I lived to tell the tale
Pulled out my compass
And it said North was that way
But also this way
And it could be over yonder
Huh, that's funny, is it broken?
Once I made sand art when I was eight
Poured the pretty grains color by color in layers
into the jar
And shook it
to an ugly gray
Of silicate mixed fruit punches
(The sign on the soda fountain said “Just because you can doesn't mean you should”)
And now, among mid-grade perfume and sweat
I heard the sound of a car in the mud or ice
The rubber shriek of futility
Stuck
I shook my head and looked at the concrete
and the makeup on their unattainable faces
and the drinks that weren't jolly
but pretended to be
neon blue promises with a cherry floating along towards happiness, or at least forgetfulness
Of something we'd rather not articulate on a Friday night (or ever), and might not even be able to in this place where social graces smile with gritted teeth
and beautiful eyes sparkle like razors
I heard the shriek again
realized there was no car
Only a quiet voice pointing out that “Yes, the compass is broken”

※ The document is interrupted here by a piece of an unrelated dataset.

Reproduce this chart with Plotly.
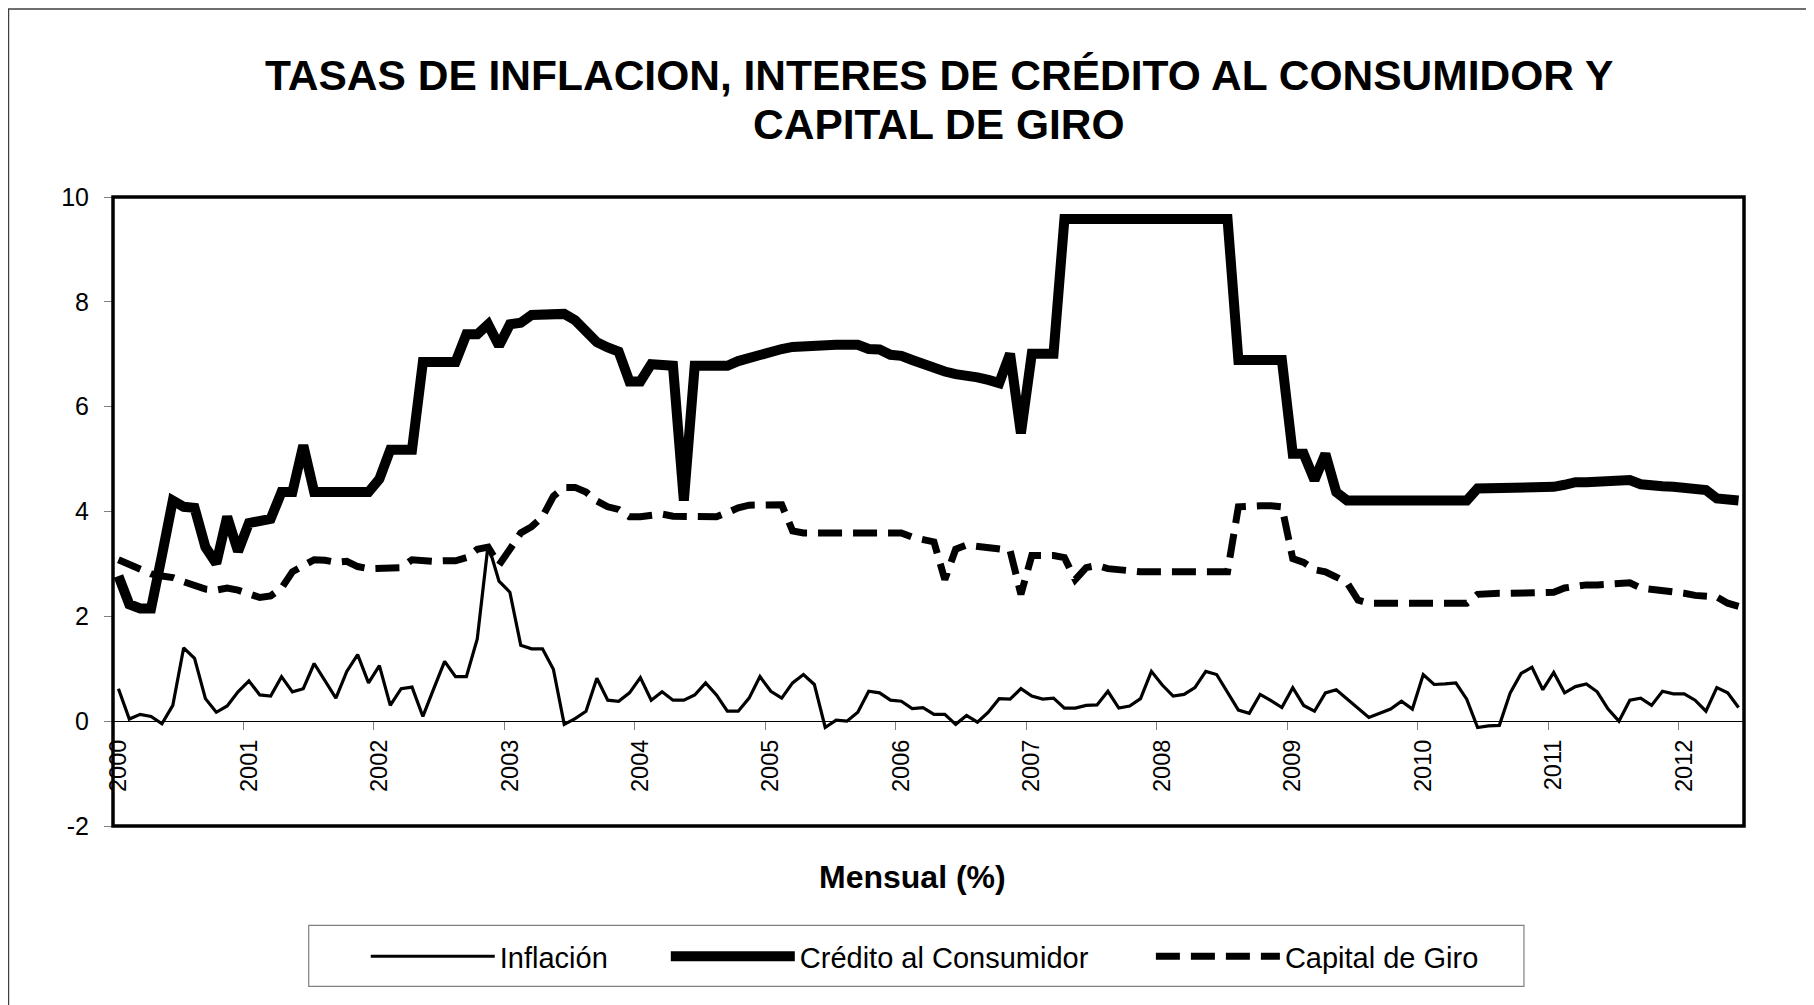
import plotly.graph_objects as go

# monthly series, Jan 2000 - Jun 2012 (%)
years = list(range(2000, 2013))
months = [f"{y}-{m:02d}" for y in years for m in range(1, 13)][:150]

inflacion = [
    0.62, 0.04, 0.13, 0.09, -0.05, 0.30, 1.40, 1.20, 0.43, 0.17, 0.29, 0.56,
    0.77, 0.50, 0.48, 0.85, 0.56, 0.62, 1.10, 0.78, 0.44, 0.95, 1.27, 0.73,
    1.06, 0.30, 0.62, 0.65, 0.09, 0.62, 1.14, 0.85, 0.85, 1.57, 3.37, 2.67,
    2.46, 1.45, 1.38, 1.38, 0.99, -0.06, 0.05, 0.19, 0.82, 0.40, 0.38, 0.54,
    0.83, 0.40, 0.56, 0.40, 0.40, 0.50, 0.73, 0.50, 0.19, 0.19, 0.44, 0.85,
    0.57, 0.44, 0.73, 0.89, 0.70, -0.12, 0.02, 0.00, 0.17, 0.57, 0.54, 0.40,
    0.38, 0.24, 0.26, 0.13, 0.13, -0.06, 0.11, -0.02, 0.17, 0.43, 0.42, 0.62,
    0.48, 0.42, 0.44, 0.25, 0.25, 0.30, 0.31, 0.57, 0.25, 0.29, 0.43, 0.95,
    0.69, 0.48, 0.51, 0.64, 0.95, 0.89, 0.56, 0.21, 0.15, 0.51, 0.39, 0.26,
    0.64, 0.30, 0.19, 0.54, 0.60, 0.42, 0.25, 0.07, 0.15, 0.23, 0.38, 0.23,
    0.89, 0.70, 0.71, 0.73, 0.42, -0.12, -0.09, -0.08, 0.54, 0.91, 1.03, 0.60,
    0.93, 0.54, 0.66, 0.71, 0.56, 0.23, 0.00, 0.40, 0.44, 0.30, 0.57, 0.52,
    0.52, 0.40, 0.19, 0.64, 0.54, 0.26,
]

credito = [
    2.77, 2.23, 2.15, 2.15, 3.16, 4.21, 4.09, 4.07, 3.32, 3.01, 3.90, 3.24,
    3.78, 3.81, 3.86, 4.37, 4.37, 5.26, 4.37, 4.37, 4.37, 4.37, 4.37, 4.37,
    4.62, 5.18, 5.18, 5.18, 6.85, 6.85, 6.85, 6.85, 7.38, 7.38, 7.57, 7.16,
    7.57, 7.60, 7.75, 7.75, 7.73, 7.77, 7.65, 7.44, 7.23, 7.13, 7.05, 6.48,
    6.48, 6.81, 6.81, 6.78, 4.21, 6.78, 6.78, 6.78, 6.78, 6.87, 6.93, 7.01,
    7.07, 7.10, 7.14, 7.16, 7.18, 7.18, 7.18, 7.18, 7.18, 7.10, 7.09, 6.99,
    6.97, 6.89, 6.81, 6.70, 6.67, 6.62, 6.60, 6.56, 6.51, 6.45, 7.01, 5.49,
    7.01, 7.01, 7.01, 9.58, 9.58, 9.58, 9.58, 9.58, 9.58, 9.58, 9.58, 9.58,
    9.58, 9.58, 9.58, 9.58, 9.58, 9.58, 9.58, 6.89, 6.89, 6.89, 6.89, 6.89,
    5.10, 5.10, 4.60, 5.10, 4.37, 4.21, 4.21, 4.21, 4.21, 4.21, 4.21, 4.21,
    4.21, 4.21, 4.21, 4.21, 4.21, 4.44, 4.44, 4.44, 4.44, 4.44, 4.44, 4.44,
    4.47, 4.51, 4.56, 4.56, 4.56, 4.56, 4.58, 4.60, 4.52, 4.52, 4.48, 4.47,
    4.45, 4.43, 4.41, 4.25, 4.23, 4.21,
]

capital_giro = [
    3.08, 2.98, 2.89, 2.81, 2.77, 2.74, 2.66, 2.58, 2.52, 2.50, 2.54, 2.50,
    2.42, 2.36, 2.39, 2.54, 2.85, 2.98, 3.08, 3.07, 3.03, 3.05, 2.95, 2.91,
    2.91, 2.91, 2.93, 3.08, 3.06, 3.05, 3.06, 3.06, 3.12, 3.28, 3.32, 2.98,
    3.28, 3.59, 3.71, 3.90, 4.29, 4.46, 4.46, 4.37, 4.20, 4.09, 4.04, 3.90,
    3.90, 3.94, 3.95, 3.91, 3.90, 3.90, 3.90, 3.90, 3.98, 4.07, 4.12, 4.13,
    4.13, 4.13, 3.63, 3.59, 3.59, 3.59, 3.59, 3.59, 3.59, 3.59, 3.59, 3.59,
    3.59, 3.51, 3.46, 3.42, 2.70, 3.28, 3.36, 3.33, 3.30, 3.28, 3.26, 2.42,
    3.16, 3.16, 3.16, 3.12, 2.70, 2.93, 2.97, 2.91, 2.88, 2.85, 2.85, 2.85,
    2.85, 2.85, 2.85, 2.85, 2.85, 2.85, 2.85, 4.09, 4.11, 4.11, 4.11, 4.09,
    3.10, 3.03, 2.89, 2.85, 2.75, 2.64, 2.31, 2.25, 2.25, 2.25, 2.25, 2.25,
    2.25, 2.25, 2.25, 2.25, 2.25, 2.42, 2.44, 2.44, 2.44, 2.44, 2.44, 2.44,
    2.46, 2.54, 2.58, 2.60, 2.60, 2.61, 2.63, 2.64, 2.54, 2.52, 2.49, 2.48,
    2.44, 2.40, 2.39, 2.37, 2.25, 2.19,
]

y_ticks = [-2, 0, 2, 4, 6, 8, 10]

FONT = "Arial, Liberation Sans, sans-serif"

x = list(range(len(months)))
year_pos = [i for i, m in enumerate(months) if m.endswith("-01")]
year_txt = [m[:4] for m in months if m.endswith("-01")]

fig = go.Figure()

fig.add_trace(go.Scatter(
    x=x, y=inflacion, customdata=months, name="Inflación", mode="lines",
    line=dict(color="black", width=3.2), legend="legend",
    hovertemplate="%{customdata}: %{y}<extra>Inflación</extra>",
))
fig.add_trace(go.Scatter(
    x=x, y=credito, customdata=months, name="Crédito al Consumidor", mode="lines",
    line=dict(color="black", width=10), legend="legend2",
    hovertemplate="%{customdata}: %{y}<extra>Crédito</extra>",
))
fig.add_trace(go.Scatter(
    x=x, y=capital_giro, customdata=months, name="Capital de Giro", mode="lines",
    line=dict(color="black", width=7, dash="24px,11px"), legend="legend3",
    hovertemplate="%{customdata}: %{y}<extra>Capital de Giro</extra>",
))


# page pixel -> paper coords (plot area spans x 113.3-1744, y 197-826.5 on the page)
def px_x(p):
    return (p - 113.3) / 1630.7


def px_y(p):
    return (826.5 - p) / 629.5


legend_style = dict(
    orientation="h", xanchor="left", yanchor="middle", y=px_y(957),
    bgcolor="rgba(0,0,0,0)", borderwidth=0, itemwidth=124,
    font=dict(family=FONT, size=29, color="black"),
)

# the page body has an 8px margin, so the figure is a bit smaller than the window
fig.update_layout(
    width=1806,
    height=997,
    margin=dict(l=105.3, r=70, t=189, b=178.5),
    plot_bgcolor="white",
    paper_bgcolor="white",
    font=dict(family=FONT, color="black"),
    showlegend=True,
    legend=dict(legend_style, x=px_x(366)),
    legend2=dict(legend_style, x=px_x(666)),
    legend3=dict(legend_style, x=px_x(1151)),
    xaxis=dict(
        range=[-0.5, len(months) - 0.5],
        anchor="free", position=2 / 12,
        showline=True, linecolor="black", linewidth=1.2,
        showgrid=False, zeroline=False,
        tickmode="array", tickvals=year_pos, ticktext=year_txt,
        ticks="", tickangle=-90, ticklabelstandoff=8,
        tickfont=dict(family=FONT, size=23.5, color="black"),
        minor=dict(tickmode="array", tickvals=[p - 0.5 for p in year_pos],
                   ticks="outside", ticklen=8, tickcolor="#808080", tickwidth=1),
    ),
    yaxis=dict(
        range=[-2, 10],
        tickmode="array", tickvals=y_ticks, ticktext=[str(v) for v in y_ticks],
        showgrid=False, zeroline=False, showline=False,
        ticks="outside", ticklen=8, tickcolor="#808080", tickwidth=1,
        ticklabelstandoff=10,
        tickfont=dict(family=FONT, size=25, color="black"),
    ),
    shapes=[
        # plot frame
        dict(type="rect", xref="paper", yref="paper", x0=0, x1=1, y0=0, y1=1,
             line=dict(color="black", width=3.5), layer="above"),
        # legend box
        dict(type="rect", xref="paper", yref="paper",
             x0=px_x(309), x1=px_x(1524), y0=px_y(987), y1=px_y(926),
             line=dict(color="#808080", width=1.2), layer="below"),
        # chart area border
        dict(type="rect", xref="paper", yref="paper",
             x0=px_x(8.8), x1=px_x(1830), y0=px_y(1020), y1=px_y(8.8),
             line=dict(color="#404040", width=1.5), layer="below"),
    ],
    annotations=[
        dict(text="<b>TASAS DE INFLACION, INTERES DE CRÉDITO AL CONSUMIDOR Y</b>",
             xref="paper", yref="paper", x=px_x(939), y=px_y(75),
             xanchor="center", yanchor="middle", showarrow=False,
             font=dict(family=FONT, size=42.5, color="black")),
        dict(text="<b>CAPITAL DE GIRO</b>",
             xref="paper", yref="paper", x=px_x(939), y=px_y(124),
             xanchor="center", yanchor="middle", showarrow=False,
             font=dict(family=FONT, size=42.5, color="black")),
        dict(text="<b>Mensual (%)</b>",
             xref="paper", yref="paper", x=px_x(913), y=px_y(878),
             xanchor="center", yanchor="middle", showarrow=False,
             font=dict(family=FONT, size=32, color="black")),
    ],
)

fig.write_html("out.html")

And this vast plain of middle
Middle middle middle
No up
All down
February mud forever
under a leaden sky
But how did I know this?
Does that mean there's an Up?
I tried to forget the question
By ducking back inside the dance club, a cocoon of freedom and fun with strobe lights and glamour
A moon bounce for the 21+
Isn't that the point of this life we've built? Freedom? Thank “god” for Friday, whoever he is.
The music was almost loud enough
At last the doormen were bidden goodbye
And my footfalls had turned into a cranking starter and then a cheap engine rolling down Walter Reed Drive
The question came creeping again
A lone hitchhiker
The kind that kills and destroys everything you've built
(Be it right or wrong, the Truth doesn’t care)
with a word
or worse
with none at all
I thought I saw something or someone
Standing roadside
Simply, silently, watching
On the sidewalk
Was it Jesus? Buddha? Mickey Mouse?
I don't know, it's hard to see
Traveling at the neighborhood posted
35 miles per hour
On the empty boulevard
Washed in sodium orange of empty
I passed the shadow
On my way home
to
Nothing.
The cat in the box is half dead and half alive until you look.